▶ **Information given**

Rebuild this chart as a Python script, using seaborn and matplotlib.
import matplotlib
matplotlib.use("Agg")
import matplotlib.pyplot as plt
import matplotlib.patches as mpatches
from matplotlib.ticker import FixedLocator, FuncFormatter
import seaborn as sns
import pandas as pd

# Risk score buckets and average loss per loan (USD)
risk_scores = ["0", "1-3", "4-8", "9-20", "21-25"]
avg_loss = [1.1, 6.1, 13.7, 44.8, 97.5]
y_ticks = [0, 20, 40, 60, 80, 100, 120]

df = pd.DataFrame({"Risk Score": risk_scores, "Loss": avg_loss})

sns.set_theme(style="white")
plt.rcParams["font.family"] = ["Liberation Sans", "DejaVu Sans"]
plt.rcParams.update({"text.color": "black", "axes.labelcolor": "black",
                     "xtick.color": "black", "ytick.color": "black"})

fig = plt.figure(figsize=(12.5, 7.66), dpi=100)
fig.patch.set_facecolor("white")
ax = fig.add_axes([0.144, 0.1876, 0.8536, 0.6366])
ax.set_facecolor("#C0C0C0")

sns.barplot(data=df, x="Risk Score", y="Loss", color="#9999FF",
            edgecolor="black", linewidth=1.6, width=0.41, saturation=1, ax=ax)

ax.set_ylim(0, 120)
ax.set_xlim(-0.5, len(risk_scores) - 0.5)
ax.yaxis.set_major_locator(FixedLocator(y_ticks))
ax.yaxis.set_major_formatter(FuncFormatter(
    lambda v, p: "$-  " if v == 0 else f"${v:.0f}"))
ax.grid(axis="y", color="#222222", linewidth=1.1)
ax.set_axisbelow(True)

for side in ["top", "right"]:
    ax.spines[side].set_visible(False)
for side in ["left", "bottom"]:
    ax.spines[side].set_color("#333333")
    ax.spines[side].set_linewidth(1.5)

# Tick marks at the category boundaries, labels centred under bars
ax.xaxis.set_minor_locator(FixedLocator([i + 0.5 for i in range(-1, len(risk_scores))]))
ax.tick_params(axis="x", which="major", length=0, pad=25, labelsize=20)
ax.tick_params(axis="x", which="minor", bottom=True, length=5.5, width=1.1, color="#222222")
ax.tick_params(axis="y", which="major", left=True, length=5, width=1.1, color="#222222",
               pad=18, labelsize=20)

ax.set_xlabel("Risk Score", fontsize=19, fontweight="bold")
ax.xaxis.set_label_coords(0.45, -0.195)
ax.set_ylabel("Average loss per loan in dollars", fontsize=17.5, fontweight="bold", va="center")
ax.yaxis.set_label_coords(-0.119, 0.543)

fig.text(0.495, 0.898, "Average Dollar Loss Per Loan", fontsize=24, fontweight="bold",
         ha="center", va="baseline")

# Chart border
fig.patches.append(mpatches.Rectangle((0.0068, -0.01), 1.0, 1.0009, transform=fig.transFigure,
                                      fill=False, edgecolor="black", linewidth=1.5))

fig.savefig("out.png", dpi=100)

==

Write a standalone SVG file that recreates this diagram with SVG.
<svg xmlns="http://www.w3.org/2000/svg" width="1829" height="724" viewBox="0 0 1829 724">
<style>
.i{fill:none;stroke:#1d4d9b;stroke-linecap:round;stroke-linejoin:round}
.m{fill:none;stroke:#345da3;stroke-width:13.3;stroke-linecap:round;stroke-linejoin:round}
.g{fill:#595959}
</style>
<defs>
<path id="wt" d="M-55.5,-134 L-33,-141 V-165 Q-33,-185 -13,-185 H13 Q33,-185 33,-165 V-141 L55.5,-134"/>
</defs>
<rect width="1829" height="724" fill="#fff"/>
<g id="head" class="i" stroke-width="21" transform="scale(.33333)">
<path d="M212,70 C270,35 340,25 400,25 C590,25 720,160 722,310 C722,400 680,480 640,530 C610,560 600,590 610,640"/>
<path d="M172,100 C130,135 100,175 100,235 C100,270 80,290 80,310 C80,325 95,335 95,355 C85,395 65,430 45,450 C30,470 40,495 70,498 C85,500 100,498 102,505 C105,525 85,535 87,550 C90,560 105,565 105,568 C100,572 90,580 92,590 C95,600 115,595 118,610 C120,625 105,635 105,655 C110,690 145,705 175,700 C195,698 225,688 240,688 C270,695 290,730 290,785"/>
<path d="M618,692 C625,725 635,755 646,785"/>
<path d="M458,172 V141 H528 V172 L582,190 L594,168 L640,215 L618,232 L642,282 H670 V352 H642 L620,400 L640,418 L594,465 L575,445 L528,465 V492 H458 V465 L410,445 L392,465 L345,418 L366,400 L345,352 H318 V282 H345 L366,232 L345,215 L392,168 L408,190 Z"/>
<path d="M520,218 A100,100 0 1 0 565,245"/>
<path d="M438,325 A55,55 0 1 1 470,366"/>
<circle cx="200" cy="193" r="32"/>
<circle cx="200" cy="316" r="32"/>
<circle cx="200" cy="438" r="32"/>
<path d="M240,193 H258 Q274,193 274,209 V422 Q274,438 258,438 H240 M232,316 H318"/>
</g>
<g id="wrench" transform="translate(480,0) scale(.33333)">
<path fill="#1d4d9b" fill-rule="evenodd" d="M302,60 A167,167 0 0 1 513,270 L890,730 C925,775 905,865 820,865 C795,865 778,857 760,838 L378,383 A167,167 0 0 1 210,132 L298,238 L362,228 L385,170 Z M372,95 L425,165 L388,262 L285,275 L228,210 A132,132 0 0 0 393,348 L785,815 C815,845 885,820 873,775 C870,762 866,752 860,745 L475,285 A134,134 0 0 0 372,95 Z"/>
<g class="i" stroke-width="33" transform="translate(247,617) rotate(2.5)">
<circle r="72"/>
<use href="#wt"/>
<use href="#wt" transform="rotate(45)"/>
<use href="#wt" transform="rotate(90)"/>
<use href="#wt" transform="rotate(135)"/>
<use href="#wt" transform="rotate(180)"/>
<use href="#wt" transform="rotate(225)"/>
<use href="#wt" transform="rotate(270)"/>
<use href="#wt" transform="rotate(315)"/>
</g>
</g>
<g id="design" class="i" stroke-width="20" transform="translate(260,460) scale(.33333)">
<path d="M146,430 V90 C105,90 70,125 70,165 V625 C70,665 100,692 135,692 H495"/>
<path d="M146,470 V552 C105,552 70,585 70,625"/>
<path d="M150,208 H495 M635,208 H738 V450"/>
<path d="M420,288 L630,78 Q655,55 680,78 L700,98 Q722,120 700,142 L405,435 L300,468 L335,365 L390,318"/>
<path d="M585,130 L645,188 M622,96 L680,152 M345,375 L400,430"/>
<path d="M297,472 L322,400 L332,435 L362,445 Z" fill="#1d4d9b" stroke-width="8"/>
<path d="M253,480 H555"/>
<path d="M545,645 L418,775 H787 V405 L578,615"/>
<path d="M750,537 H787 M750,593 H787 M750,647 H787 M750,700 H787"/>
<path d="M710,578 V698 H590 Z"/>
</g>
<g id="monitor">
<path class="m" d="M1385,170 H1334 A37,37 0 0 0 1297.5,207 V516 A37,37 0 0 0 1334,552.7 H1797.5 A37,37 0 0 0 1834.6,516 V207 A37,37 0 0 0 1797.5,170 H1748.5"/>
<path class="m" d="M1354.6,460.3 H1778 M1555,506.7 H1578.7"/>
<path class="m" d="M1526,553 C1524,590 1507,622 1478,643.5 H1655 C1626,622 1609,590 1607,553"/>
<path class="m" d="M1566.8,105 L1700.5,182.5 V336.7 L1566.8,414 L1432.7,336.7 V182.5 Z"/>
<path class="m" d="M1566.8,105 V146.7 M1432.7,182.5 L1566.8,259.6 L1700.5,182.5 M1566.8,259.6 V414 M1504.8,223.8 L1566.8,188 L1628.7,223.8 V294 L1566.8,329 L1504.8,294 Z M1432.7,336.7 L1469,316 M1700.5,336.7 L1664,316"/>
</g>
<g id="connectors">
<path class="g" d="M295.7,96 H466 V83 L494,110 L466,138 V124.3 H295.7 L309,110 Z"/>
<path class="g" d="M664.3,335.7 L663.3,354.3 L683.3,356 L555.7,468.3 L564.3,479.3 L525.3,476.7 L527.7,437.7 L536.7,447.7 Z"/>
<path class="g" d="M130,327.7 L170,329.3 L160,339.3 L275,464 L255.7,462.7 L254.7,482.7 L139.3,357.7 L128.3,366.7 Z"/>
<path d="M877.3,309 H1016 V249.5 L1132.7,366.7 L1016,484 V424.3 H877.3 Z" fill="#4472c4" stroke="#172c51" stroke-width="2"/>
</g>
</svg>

▶ **Given exercise**
Your task is to repeat the lines from the one containing "Rebuild this chart" to the one containing "width=0.41, saturation=1, ax=ax)", both lines included. Leave out every other line.

▶ **Completed exercise**
Rebuild this chart as a Python script, using seaborn and matplotlib.
import matplotlib
matplotlib.use("Agg")
import matplotlib.pyplot as plt
import matplotlib.patches as mpatches
from matplotlib.ticker import FixedLocator, FuncFormatter
import seaborn as sns
import pandas as pd

# Risk score buckets and average loss per loan (USD)
risk_scores = ["0", "1-3", "4-8", "9-20", "21-25"]
avg_loss = [1.1, 6.1, 13.7, 44.8, 97.5]
y_ticks = [0, 20, 40, 60, 80, 100, 120]

df = pd.DataFrame({"Risk Score": risk_scores, "Loss": avg_loss})

sns.set_theme(style="white")
plt.rcParams["font.family"] = ["Liberation Sans", "DejaVu Sans"]
plt.rcParams.update({"text.color": "black", "axes.labelcolor": "black",
                     "xtick.color": "black", "ytick.color": "black"})

fig = plt.figure(figsize=(12.5, 7.66), dpi=100)
fig.patch.set_facecolor("white")
ax = fig.add_axes([0.144, 0.1876, 0.8536, 0.6366])
ax.set_facecolor("#C0C0C0")

sns.barplot(data=df, x="Risk Score", y="Loss", color="#9999FF",
            edgecolor="black", linewidth=1.6, width=0.41, saturation=1, ax=ax)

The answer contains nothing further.